Neste contexto, concluímos agora um teste de esforço pioneiro, realizado “da base para o topo”, que incidiu sobre o risco climático. Constatámos que três em cada cinco bancos ainda não dispõem de um quadro para a realização restes de esforço centrados no risco climático. Apenas um em cada cinco bancos tem em conta o risco climático na concessão de empréstimo. Além disso, a maioria dos bancos depende, em larga escala, de aproximações para quantificar as emissões dos seus clientes, sendo que, em termos agregados, metade do rendimento dos bancos provém atualmente de grandes emissores de gases com efeito de estufa. Tal poderá ser rentável hoje, mas não o será no futuro. Por conseguinte, não cessaremos de relembrar aos bancos que têm de tomar medidas decisivas, a fim de colmatarem deficiências e se prepararem para a transição atempada para uma economia neutra em termos de carbono, envolvendo estreitamente os seus clientes.
Todos os intervenientes nos mercados financeiros têm de se preparar para a transição ecológica e de fazer face aos riscos dela resultante. O nosso teste de esforço centrado no risco climático prova, uma vez mais, que os bancos devem agir com audácia e urgência para gerir melhor os riscos decorrentes das alterações climáticas. As nossas medidas na esfera da política monetária não só reduzirão a nossa própria exposição a esses riscos, como também encorajarão as empresas e os bancos a serem mais transparentes em relação às suas emissões de carbono – e, em última instância, a reduzi-las.
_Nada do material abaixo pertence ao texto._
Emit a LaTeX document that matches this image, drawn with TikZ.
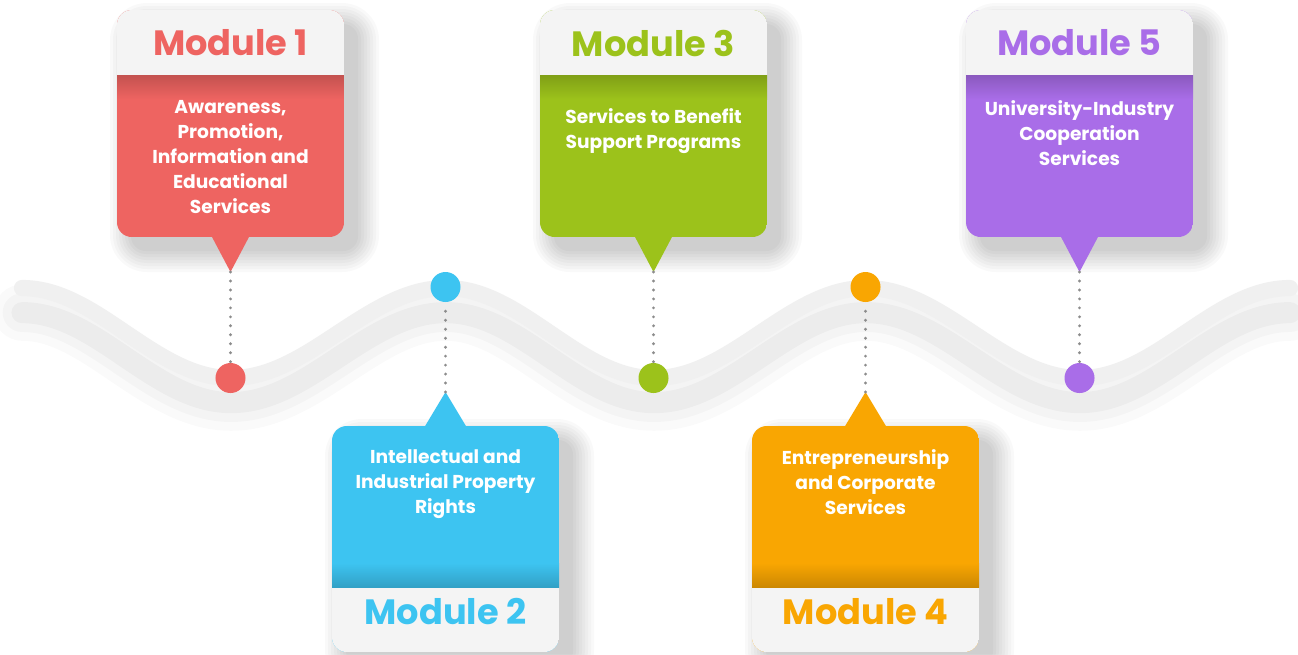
\documentclass[tikz,border=0pt]{standalone}
\usepackage{fontspec}
\setmainfont{Poppins}
\definecolor{cRed}{HTML}{EE6461}
\definecolor{cGreen}{HTML}{9CC21B}
\definecolor{cPurple}{HTML}{A96DE8}
\definecolor{cBlue}{HTML}{3DC4F1}
\definecolor{cOrange}{HTML}{F9A602}
\definecolor{headbg}{HTML}{F4F4F4}
\definecolor{waveC}{HTML}{F0F0F0}
\definecolor{dotC}{HTML}{8C8C8C}
\tikzset{
  headtxt/.style={font=\fontsize{10}{11}\selectfont\bfseries, inner sep=0pt},
  bodytxt/.style={font=\fontsize{5.3}{7.1}\selectfont\bfseries, text=white, align=center, inner sep=0pt, anchor=north},
  dotnode/.style={circle, inner sep=0pt, minimum size=0.3cm},
  dotline/.style={draw=dotC, line width=0.9pt, dash pattern=on 0pt off 2.55pt, line cap=round},
  shadowlayer/.style={fill=black, opacity=0.022},
  wave/.style={insert path={(22,288) cos (126,333) sin (231,378) cos (338,333) sin (446,288) cos (550,333) sin (654,378) cos (760,333) sin (866,288) cos (973,333) sin (1080,378) cos (1185,333) sin (1290,288)}}
}
% soft shadow of a box: #1 left, #2 top, #3 right, #4 bottom
\newcommand{\softshadow}[4]{%
  \foreach \i in {0,...,7}{%
    \fill[shadowlayer, rounded corners={(4.2+0.9*\i)*1pt}] (#1+14-3*\i,#2+14-3*\i) rectangle (#3+14+3*\i,#4+14+3*\i);
  }%
}
% #1 left x, #2 colour, #3 id, #4 header, #5 body text, #6 text top y
\newcommand{\modtop}[6]{%
  \softshadow{#1}{10}{#1+227}{237}
  \begin{scope}
    \clip[rounded corners=4.2pt] (#1,10) rectangle ++(227,227);
    \fill[#2] (#1,10) rectangle ++(227,227);
    \fill[headbg] (#1,10) rectangle ++(227,65);
    \shade[top color=#2!82!black, bottom color=#2] (#1,75) rectangle ++(227,24);
  \end{scope}
  \fill[#2] (#1+94.5,236) -- (#1+132.5,236) -- (#1+113.5,272) -- cycle;
  \coordinate (tip#3) at (#1+113.5,272);
  \node[headtxt, text=#2] (h#3) at (#1+113.5,43) {#4};
  \node[bodytxt] (b#3) at (#1+113.5,#6) {#5};
  \node[dotnode, fill=#2] (d#3) at (#1+113.5,378) {};
  \draw[dotline] (tip#3) -- (d#3);
}
\newcommand{\modbot}[6]{%
  \softshadow{#1}{426}{#1+227}{652}
  \begin{scope}
    \clip[rounded corners=4.2pt] (#1,426) rectangle ++(227,226);
    \fill[#2] (#1,426) rectangle ++(227,226);
    \fill[headbg] (#1,587) rectangle ++(227,65);
    \shade[top color=#2, bottom color=#2!82!black] (#1,563) rectangle ++(227,24);
  \end{scope}
  \fill[#2] (#1+92.5,427) -- (#1+134.5,427) -- (#1+113.5,392) -- cycle;
  \coordinate (tip#3) at (#1+113.5,392);
  \node[headtxt, text=#2] (h#3) at (#1+113.5,612) {#4};
  \node[bodytxt] (b#3) at (#1+113.5,#6) {#5};
  \node[dotnode, fill=#2] (d#3) at (#1+113.5,287) {};
  \draw[dotline] (tip#3) -- (d#3);
}
\begin{document}
\begin{tikzpicture}[x=0.01cm,y=-0.01cm]
\useasboundingbox (0,0) rectangle (1298,654);
\fill[white] (0,0) rectangle (1298,654);
% wave shadow
\begin{scope}[yshift=-7pt]
  \draw[line width=16pt, black, opacity=0.02, line cap=round] [wave];
  \draw[line width=11pt, black, opacity=0.025, line cap=round] [wave];
  \draw[line width=6pt, black, opacity=0.03, line cap=round] [wave];
\end{scope}
\draw[line width=4.6pt, waveC, line cap=round] [wave];
% modules
\modtop{117}{cRed}{1}{Module 1}{Awareness,\\Promotion,\\Information and\\Educational\\Services}{100}
\modtop{540}{cGreen}{3}{Module 3}{Services to Benefit\\Support Programs}{108}
\modtop{966}{cPurple}{5}{Module 5}{University-Industry\\Cooperation\\Services}{100}
\modbot{332}{cBlue}{2}{Module 2}{Intellectual and\\Industrial Property\\Rights}{449}
\modbot{752}{cOrange}{4}{Module 4}{Entrepreneurship\\and Corporate\\Services}{449}
\end{tikzpicture}
\end{document}
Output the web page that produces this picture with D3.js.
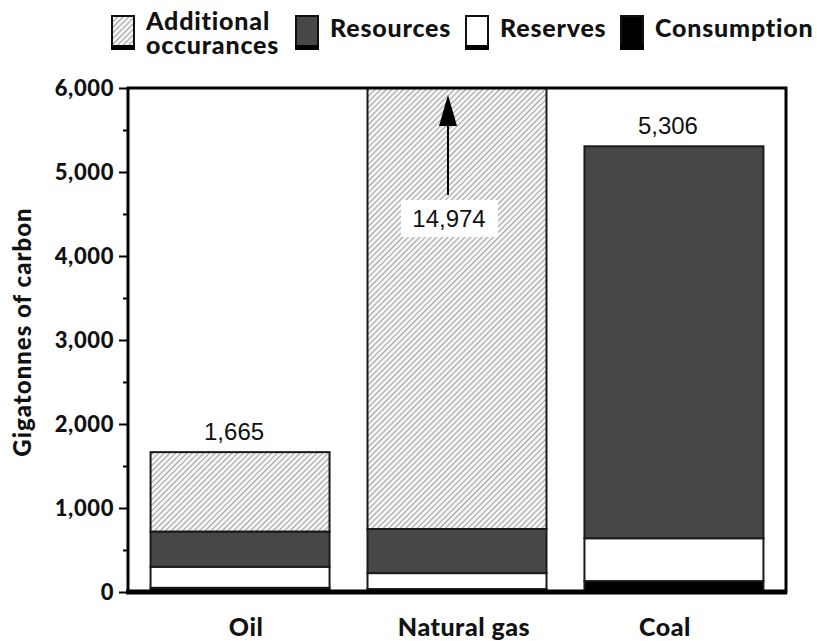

Estes esforços tornarão o nosso sistema financeiro mais resiliente a crises climáticas e ambientais e assegurarão que esteja mais bem preparado para a transição ecológica. Ainda há muito mais a fazer. Estamos apenas no início de um longo percurso. Embora as medidas do BCE não substituam medidas ambiciosas e decisivas por parte dos governos e parlamentos.